◆ Task statement:
Do not include the pictures; repeat the rest of the data exactly.

◆ Source data:

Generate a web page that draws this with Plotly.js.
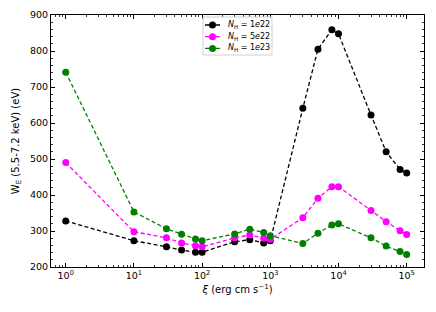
<!DOCTYPE html>
<html>
<head>
<meta charset="utf-8">
<script src="https://cdn.plot.ly/plotly-3.0.1.min.js"></script>
<style>html,body{margin:0;padding:0;background:#fff;}#chart{width:436px;height:312px;}</style>
</head>
<body>
<div id="chart"></div>
<script>
const xi = [1, 10, 30, 50, 80, 100, 300, 500, 800, 1000, 3000, 5000, 8000, 10000, 30000, 50000, 80000, 100000];
const we_1e22 = [328, 273, 256, 247, 241, 241, 270, 276, 267, 273, 641, 805, 859, 848, 622, 520, 471, 461];
const we_5e22 = [490, 298, 281, 267, 259, 256, 281, 289, 280, 277, 337, 391, 423, 423, 357, 326, 301, 290];
const we_1e23 = [741, 353, 306, 291, 278, 273, 292, 305, 296, 287, 265, 294, 317, 320, 281, 258, 243, 235];
const seriesNames = ['<i>N</i><sub>H</sub> = 1<i>e</i>22', '<i>N</i><sub>H</sub> = 5<i>e</i>22', '<i>N</i><sub>H</sub> = 1<i>e</i>23'];
const seriesColors = ['#000000', '#ff00ff', '#008000'];
const xTickVals = [1, 10, 100, 1000, 10000, 100000];
const xTickText = ['10<sup>0</sup>', '10<sup>1</sup>', '10<sup>2</sup>', '10<sup>3</sup>', '10<sup>4</sup>', '10<sup>5</sup>'];

const ys = [we_1e22, we_5e22, we_1e23];
const traces = ys.map((y, i) => ({
  x: xi, y: y, type: 'scatter', mode: 'lines+markers', name: seriesNames[i],
  line: {color: seriesColors[i], width: 1.3, dash: '4px,2.5px'},
  marker: {color: seriesColors[i], size: 7}
}));

// custom compact legend (matplotlib style), in paper coordinates
const plotW = 373, plotH = 252;
const px = v => v / plotW, py = v => 1 - v / plotH; // pixel offsets inside plot area
const shapes = [{
  type: 'rect', xref: 'paper', yref: 'paper',
  x0: px(152), x1: px(221), y0: py(40), y1: py(2),
  line: {color: '#d0d0d0', width: 1}, fillcolor: 'rgba(255,255,255,0.8)', layer: 'above'
}];
const annotations = [];
seriesNames.forEach((name, i) => {
  const yy = py(10 + i * 11.7);
  shapes.push({type: 'line', xref: 'paper', yref: 'paper', x0: px(154), x1: px(169), y0: yy, y1: yy,
               line: {color: seriesColors[i], width: 1.3, dash: '4px,1.5px'}, layer: 'above'});
  shapes.push({type: 'circle', xref: 'paper', yref: 'paper', xsizemode: 'pixel', ysizemode: 'pixel',
               xanchor: px(161.5), yanchor: yy, x0: -3.5, x1: 3.5, y0: -3.5, y1: 3.5,
               fillcolor: seriesColors[i], line: {color: seriesColors[i], width: 0}, layer: 'above'});
  annotations.push({xref: 'paper', yref: 'paper', x: px(175), y: yy, xanchor: 'left', yanchor: 'middle',
                    text: name, showarrow: false, font: {family: 'DejaVu Sans, sans-serif', size: 8, color: '#000'}});
});

const font = {family: 'DejaVu Sans, sans-serif', size: 9.5, color: '#000'};
const layout = {
  width: 436, height: 312,
  margin: {l: 51, r: 12, t: 15, b: 45},
  paper_bgcolor: '#fff', plot_bgcolor: '#fff',
  font: font,
  showlegend: false,
  shapes: shapes,
  annotations: annotations,
  xaxis: {
    type: 'log', range: [-0.216, 5.254], showgrid: false, zeroline: false,
    showline: true, linecolor: '#000', linewidth: 1, mirror: 'allticks',
    ticks: 'inside', ticklen: 4, tickwidth: 1, tickcolor: '#000',
    tickvals: xTickVals, ticktext: xTickText,
    minor: {ticks: 'inside', ticklen: 2, tickwidth: 0.8, tickcolor: '#000', dtick: 'D1', showgrid: false},
    title: {text: '<i>ξ</i> (erg cm s<sup>−1</sup>)', font: {family: 'DejaVu Sans, sans-serif', size: 10}, standoff: 5},
    automargin: false
  },
  yaxis: {
    range: [200, 900], dtick: 100, showgrid: false, zeroline: false,
    showline: true, linecolor: '#000', linewidth: 1, mirror: 'allticks',
    ticks: 'inside', ticklen: 4, tickwidth: 1, tickcolor: '#000',
    minor: {ticks: 'inside', ticklen: 2, tickwidth: 0.8, tickcolor: '#000', dtick: 20, showgrid: false},
    title: {text: 'W<sub>E</sub> (5.5-7.2 keV) (eV)', font: {family: 'DejaVu Sans, sans-serif', size: 10}, standoff: 8},
    automargin: false
  }
};
Plotly.newPlot('chart', traces, layout, {displayModeBar: false, staticPlot: true});
</script>
</body>
</html>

◆ Solution to this task:
Generate a web page that draws this with Plotly.js.
<!DOCTYPE html>
<html>
<head>
<meta charset="utf-8">
<script src="https://cdn.plot.ly/plotly-3.0.1.min.js"></script>
<style>html,body{margin:0;padding:0;background:#fff;}#chart{width:436px;height:312px;}</style>
</head>
<body>
<div id="chart"></div>
<script>
const xi = [1, 10, 30, 50, 80, 100, 300, 500, 800, 1000, 3000, 5000, 8000, 10000, 30000, 50000, 80000, 100000];
const we_1e22 = [328, 273, 256, 247, 241, 241, 270, 276, 267, 273, 641, 805, 859, 848, 622, 520, 471, 461];
const we_5e22 = [490, 298, 281, 267, 259, 256, 281, 289, 280, 277, 337, 391, 423, 423, 357, 326, 301, 290];
const we_1e23 = [741, 353, 306, 291, 278, 273, 292, 305, 296, 287, 265, 294, 317, 320, 281, 258, 243, 235];
const seriesNames = ['<i>N</i><sub>H</sub> = 1<i>e</i>22', '<i>N</i><sub>H</sub> = 5<i>e</i>22', '<i>N</i><sub>H</sub> = 1<i>e</i>23'];
const seriesColors = ['#000000', '#ff00ff', '#008000'];
const xTickVals = [1, 10, 100, 1000, 10000, 100000];
const xTickText = ['10<sup>0</sup>', '10<sup>1</sup>', '10<sup>2</sup>', '10<sup>3</sup>', '10<sup>4</sup>', '10<sup>5</sup>'];

const ys = [we_1e22, we_5e22, we_1e23];
const traces = ys.map((y, i) => ({
  x: xi, y: y, type: 'scatter', mode: 'lines+markers', name: seriesNames[i],
  line: {color: seriesColors[i], width: 1.3, dash: '4px,2.5px'},
  marker: {color: seriesColors[i], size: 7}
}));

// custom compact legend (matplotlib style), in paper coordinates
const plotW = 373, plotH = 252;
const px = v => v / plotW, py = v => 1 - v / plotH; // pixel offsets inside plot area
const shapes = [{
  type: 'rect', xref: 'paper', yref: 'paper',
  x0: px(152), x1: px(221), y0: py(40), y1: py(2),
  line: {color: '#d0d0d0', width: 1}, fillcolor: 'rgba(255,255,255,0.8)', layer: 'above'
}];
const annotations = [];
seriesNames.forEach((name, i) => {
  const yy = py(10 + i * 11.7);
  shapes.push({type: 'line', xref: 'paper', yref: 'paper', x0: px(154), x1: px(169), y0: yy, y1: yy,
               line: {color: seriesColors[i], width: 1.3, dash: '4px,1.5px'}, layer: 'above'});
  shapes.push({type: 'circle', xref: 'paper', yref: 'paper', xsizemode: 'pixel', ysizemode: 'pixel',
               xanchor: px(161.5), yanchor: yy, x0: -3.5, x1: 3.5, y0: -3.5, y1: 3.5,
               fillcolor: seriesColors[i], line: {color: seriesColors[i], width: 0}, layer: 'above'});
  annotations.push({xref: 'paper', yref: 'paper', x: px(175), y: yy, xanchor: 'left', yanchor: 'middle',
                    text: name, showarrow: false, font: {family: 'DejaVu Sans, sans-serif', size: 8, color: '#000'}});
});

const font = {family: 'DejaVu Sans, sans-serif', size: 9.5, color: '#000'};
const layout = {
  width: 436, height: 312,
  margin: {l: 51, r: 12, t: 15, b: 45},
  paper_bgcolor: '#fff', plot_bgcolor: '#fff',
  font: font,
  showlegend: false,
  shapes: shapes,
  annotations: annotations,
  xaxis: {
    type: 'log', range: [-0.216, 5.254], showgrid: false, zeroline: false,
    showline: true, linecolor: '#000', linewidth: 1, mirror: 'allticks',
    ticks: 'inside', ticklen: 4, tickwidth: 1, tickcolor: '#000',
    tickvals: xTickVals, ticktext: xTickText,
    minor: {ticks: 'inside', ticklen: 2, tickwidth: 0.8, tickcolor: '#000', dtick: 'D1', showgrid: false},
    title: {text: '<i>ξ</i> (erg cm s<sup>−1</sup>)', font: {family: 'DejaVu Sans, sans-serif', size: 10}, standoff: 5},
    automargin: false
  },
  yaxis: {
    range: [200, 900], dtick: 100, showgrid: false, zeroline: false,
    showline: true, linecolor: '#000', linewidth: 1, mirror: 'allticks',
    ticks: 'inside', ticklen: 4, tickwidth: 1, tickcolor: '#000',
    minor: {ticks: 'inside', ticklen: 2, tickwidth: 0.8, tickcolor: '#000', dtick: 20, showgrid: false},
    title: {text: 'W<sub>E</sub> (5.5-7.2 keV) (eV)', font: {family: 'DejaVu Sans, sans-serif', size: 10}, standoff: 8},
    automargin: false
  }
};
Plotly.newPlot('chart', traces, layout, {displayModeBar: false, staticPlot: true});
</script>
</body>
</html>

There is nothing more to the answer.